Hearing the artichoke story, Save Mart's Steve Junqueiro agreed that "different looks" for products, such as tomatoes on the vine, have "that eye appeal for being so fresh."

"The tomato category, with more variety and home-grown taste, is going to be a huge job -- but a very definite opportunity for us," he predicted.

While some consumers' tastes -- and among some savvy retailers, produce assortments -- are becoming more sophisticated, so are the nuts and bolts of produce retail operations, which executives said will definitely have an impact on their business next year.

In particular, large and medium retailers are striving for efficiencies through more sophisticated use of information, they said.

"As opposed to category management, the ability to manage information electronically is going to be a huge issue," said Wal-Mart's Peterson. "At Wal-Mart, we have a much more integrated relationship with our vendors than is typical in the produce industry. We allow our vendors to see POS information at their point of access, through integrated systems, and now we are extending that into replenishment."

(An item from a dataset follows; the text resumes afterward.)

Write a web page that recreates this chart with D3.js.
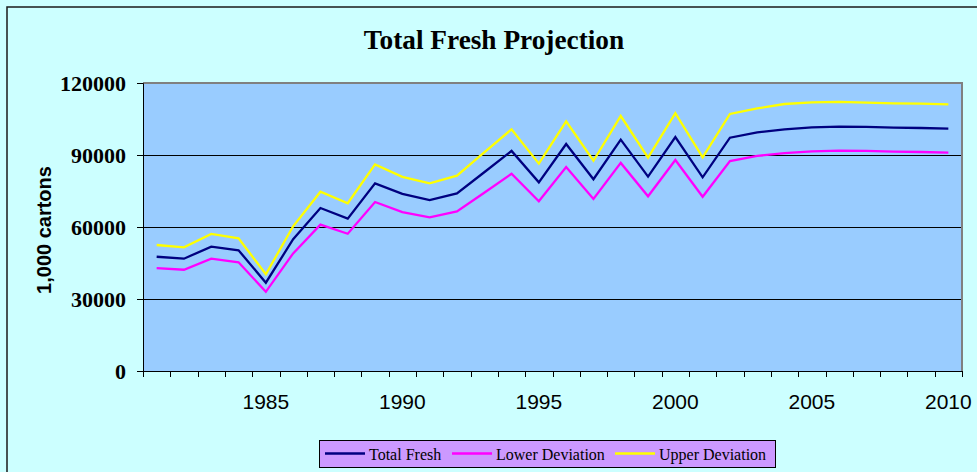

Consumers' Perkins said that, as a group, the industry "is rapidly moving from being in the retail supermarket industry to being in the information industry."

"We used to make decisions by the old gut feel, but for the last two years, we have had a system whereby we can retrieve actual scanning data from every store weekly. We can now make a concise, accurate evaluation of the situation and determine exactly how important that item or category is to what we're trying to do with produce."

Several of the retailers interviewed, on the other hand, cautioned that the industry should not discount such old-fashioned trends as price-consciousness.

"Price will continue to be just as important with fresh-cut as it is with potatoes, apples and oranges in the bag. We'll run 5-pound bags on BOGO's, and run deep price cuts in 1-pound garden salads," he said.

So some things, at least, aren't changing.